▶ DATA SEGMENT:
Start

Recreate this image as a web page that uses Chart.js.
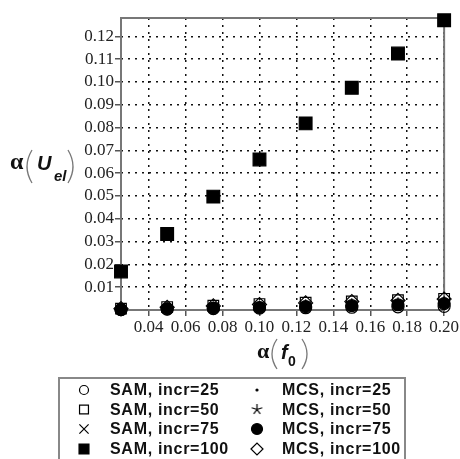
<!DOCTYPE html>
<html lang="en">
  <head>
    <meta charset="UTF-8" />
    <title>alpha(Uel) vs alpha(f0)</title>
    <script src="https://cdn.jsdelivr.net/npm/chart.js@4"></script>
    <style>
      body { margin: 0; background: #fff; }
      #wrap { width: 460px; height: 459px; }
    </style>
  </head>
  <body>
    <div id="wrap"><canvas id="myChart" width="460" height="459"></canvas></div>

    <script>
      // x values: alpha(f0)
      const alphaF0 = [0.025, 0.05, 0.075, 0.1, 0.125, 0.15, 0.175, 0.2];

      // alpha(Uel) series
      const sam25 = [0.0002, 0.0004, 0.0006, 0.0008, 0.001, 0.0012, 0.0014, 0.0016];
      const sam50 = [0.0006, 0.0013, 0.0019, 0.0026, 0.0032, 0.0038, 0.0043, 0.0049];
      const sam75 = [0.0003, 0.0007, 0.001, 0.0014, 0.0018, 0.0022, 0.0025, 0.0029];
      const sam100 = [0.0169, 0.0333, 0.0497, 0.066, 0.0818, 0.0974, 0.1124, 0.127];
      const mcs25 = [0.0002, 0.0004, 0.0006, 0.0008, 0.001, 0.0012, 0.0014, 0.0016];
      const mcs50 = [0.0004, 0.0009, 0.0013, 0.0018, 0.0023, 0.0028, 0.0032, 0.0037];
      const mcs75 = [0.0002, 0.0005, 0.0008, 0.0011, 0.0015, 0.0019, 0.0023, 0.0028];
      const mcs100 = [0.0006, 0.0012, 0.0018, 0.0024, 0.0031, 0.0037, 0.0042, 0.0048];

      const xTicks = [0.04, 0.06, 0.08, 0.1, 0.12, 0.14, 0.16, 0.18, 0.2];
      const yTicks = [0.01, 0.02, 0.03, 0.04, 0.05, 0.06, 0.07, 0.08, 0.09, 0.1, 0.11, 0.12];

      const pts = (ys) => ys.map((y, i) => ({ x: alphaF0[i], y: y }));

      // thin five-armed star used for MCS, incr=50
      function makeStar(size) {
        const c = document.createElement("canvas");
        c.width = size;
        c.height = size;
        const g = c.getContext("2d");
        const m = size / 2;
        const r = m - 1;
        g.strokeStyle = "#000";
        g.lineWidth = 1.2;
        g.beginPath();
        for (let k = 0; k < 5; k++) {
          const a = -Math.PI / 2 + (k * 2 * Math.PI) / 5;
          g.moveTo(m, m);
          g.lineTo(m + r * Math.cos(a), m + r * Math.sin(a));
        }
        g.stroke();
        return c;
      }
      const star = makeStar(13);

      // legend entries, in legend order (col 1 then col 2)
      const series = [
        { label: "SAM, incr=25", data: sam25, style: "circle", r: 6, fill: false, lr: 4.5 },
        { label: "SAM, incr=50", data: sam50, style: "rect", r: 7.5, fill: false, lr: 6.3 },
        { label: "SAM, incr=75", data: sam75, style: "crossRot", r: 6, fill: false, lr: 6.5 },
        { label: "SAM, incr=100", data: sam100, style: "rect", r: 9, fill: true, lr: 7 },
        { label: "MCS, incr=25", data: mcs25, style: "circle", r: 1.2, fill: true, lr: 1 },
        { label: "MCS, incr=50", data: mcs50, style: star, r: 6, fill: false, lr: 6 },
        { label: "MCS, incr=75", data: mcs75, style: "circle", r: 6, fill: true, lr: 5.5 },
        { label: "MCS, incr=100", data: mcs100, style: "rectRot", r: 7, fill: false, lr: 6 },
      ];

      const drawOrder = [0, 2, 4, 5, 1, 7, 6, 3];

      const datasets = drawOrder.map((i) => {
        const s = series[i];
        return {
          label: s.label,
          data: pts(s.data),
          pointStyle: s.style,
          pointRadius: s.r,
          pointHoverRadius: s.r,
          pointBackgroundColor: s.fill ? "#000" : "rgba(0,0,0,0)",
          pointBorderColor: "#000",
          pointBorderWidth: 1.2,
          showLine: false,
          clip: false,
        };
      });

      // thin round bracket, left or right
      function paren(ctx, x0, x1, top, bot, left) {
        const mid = (top + bot) / 2;
        ctx.beginPath();
        if (left) {
          ctx.moveTo(x1, top);
          ctx.quadraticCurveTo(2 * x0 - x1, mid, x1, bot);
        } else {
          ctx.moveTo(x0, top);
          ctx.quadraticCurveTo(2 * x1 - x0, mid, x0, bot);
        }
        ctx.stroke();
      }

      const extras = {
        id: "extras",
        beforeDatasetsDraw(chart) {
          const { ctx, chartArea: a } = chart;
          ctx.save();
          ctx.strokeStyle = "#777";
          ctx.lineWidth = 2;
          ctx.strokeRect(a.left, a.top, a.right - a.left, a.bottom - a.top);
          ctx.restore();
        },
        afterDraw(chart) {
          const ctx = chart.ctx;
          ctx.save();
          ctx.textAlign = "left";
          ctx.textBaseline = "alphabetic";

          // y axis title: alpha(U_el)
          ctx.fillStyle = "#111";
          ctx.font = 'bold 24px "Liberation Serif"';
          ctx.fillText("α", 10, 169);
          ctx.strokeStyle = "#777";
          ctx.lineWidth = 1.3;
          paren(ctx, 27, 32, 150, 183, true);
          ctx.font = 'italic bold 20px "Liberation Sans"';
          ctx.fillText("U", 37, 170);
          ctx.font = 'italic bold 15px "Liberation Sans"';
          ctx.fillText("el", 54, 181);
          paren(ctx, 68, 73, 150, 183, false);

          // x axis title: alpha(f_0)
          ctx.font = 'bold 22px "Liberation Serif"';
          ctx.fillText("α", 257, 358);
          paren(ctx, 272, 277, 339, 369, true);
          ctx.font = 'italic bold 20px "Liberation Sans"';
          ctx.fillText("f", 281, 359);
          ctx.font = 'bold 14px "Liberation Sans"';
          ctx.fillText("0", 288, 366);
          paren(ctx, 302, 307, 339, 369, false);

          // legend box
          ctx.strokeStyle = "#888";
          ctx.lineWidth = 2;
          ctx.strokeRect(59, 378, 346, 100);

          const rows = [390, 409.5, 429, 449];
          const cols = [
            { sx: 84, tx: 110 },
            { sx: 257, tx: 282 },
          ];
          ctx.font = 'bold 16px "Liberation Sans"';
          ctx.textBaseline = "middle";
          series.forEach((s, i) => {
            const c = cols[Math.floor(i / 4)];
            const y = rows[i % 4];
            ctx.fillStyle = s.fill ? "#000" : "rgba(0,0,0,0)";
            ctx.strokeStyle = "#000";
            ctx.lineWidth = 1.2;
            Chart.helpers.drawPoint(
              ctx,
              { pointStyle: s.style, radius: s.lr, rotation: 0, borderWidth: 1.2 },
              c.sx,
              y
            );
            ctx.fillStyle = "#111";
            ctx.letterSpacing = "0.7px";
            ctx.fillText(s.label, c.tx, y + 1);
            ctx.letterSpacing = "0px";
          });
          ctx.restore();
        },
      };

      const ctx = document.getElementById("myChart").getContext("2d");
      new Chart(ctx, {
        type: "scatter",
        data: { datasets: datasets },
        options: {
          responsive: false,
          animation: false,
          events: [],
          layout: { padding: { top: 18, right: 12, left: 0, bottom: 0 } },
          plugins: { legend: { display: false }, tooltip: { enabled: false } },
          scales: {
            x: {
              type: "linear",
              min: 0.025,
              max: 0.2,
              afterBuildTicks: (scale) => {
                scale.ticks = xTicks.map((v) => ({ value: v }));
              },
              afterFit: (scale) => {
                scale.height = 149;
              },
              grid: {
                color: "#111",
                lineWidth: 1.5,
                drawTicks: true,
                tickLength: 6,
                tickColor: "#555",
                tickWidth: 1.5,
              },
              border: { display: false, dash: [2, 5] },
              ticks: {
                padding: 1,
                color: "#222",
                maxRotation: 0,
                autoSkip: false,
                font: { family: "Liberation Serif", size: 17 },
                callback: (v) => v.toFixed(2),
              },
            },
            y: {
              type: "linear",
              min: 0,
              max: 0.128,
              afterBuildTicks: (scale) => {
                scale.ticks = yTicks.map((v) => ({ value: v }));
              },
              afterFit: (scale) => {
                scale.width = 121;
              },
              grid: {
                color: "#111",
                lineWidth: 1.5,
                drawTicks: true,
                tickLength: 6,
                tickColor: "#555",
                tickWidth: 1.5,
              },
              border: { display: false, dash: [2, 5] },
              ticks: {
                padding: 1,
                color: "#222",
                autoSkip: false,
                font: { family: "Liberation Serif", size: 17 },
                callback: (v) => v.toFixed(2),
              },
            },
          },
        },
        plugins: [extras],
      });
    </script>
  </body>
</html>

End

▶ STATED TASK: Repeat the lines above, starting at the first and stopping after the line that holds "0.15, 0.175, 0.2];", with the pictures left out.

▶ FINISHED TASK:
Recreate this image as a web page that uses Chart.js.
<!DOCTYPE html>
<html lang="en">
  <head>
    <meta charset="UTF-8" />
    <title>alpha(Uel) vs alpha(f0)</title>
    <script src="https://cdn.jsdelivr.net/npm/chart.js@4"></script>
    <style>
      body { margin: 0; background: #fff; }
      #wrap { width: 460px; height: 459px; }
    </style>
  </head>
  <body>
    <div id="wrap"><canvas id="myChart" width="460" height="459"></canvas></div>

    <script>
      // x values: alpha(f0)
      const alphaF0 = [0.025, 0.05, 0.075, 0.1, 0.125, 0.15, 0.175, 0.2];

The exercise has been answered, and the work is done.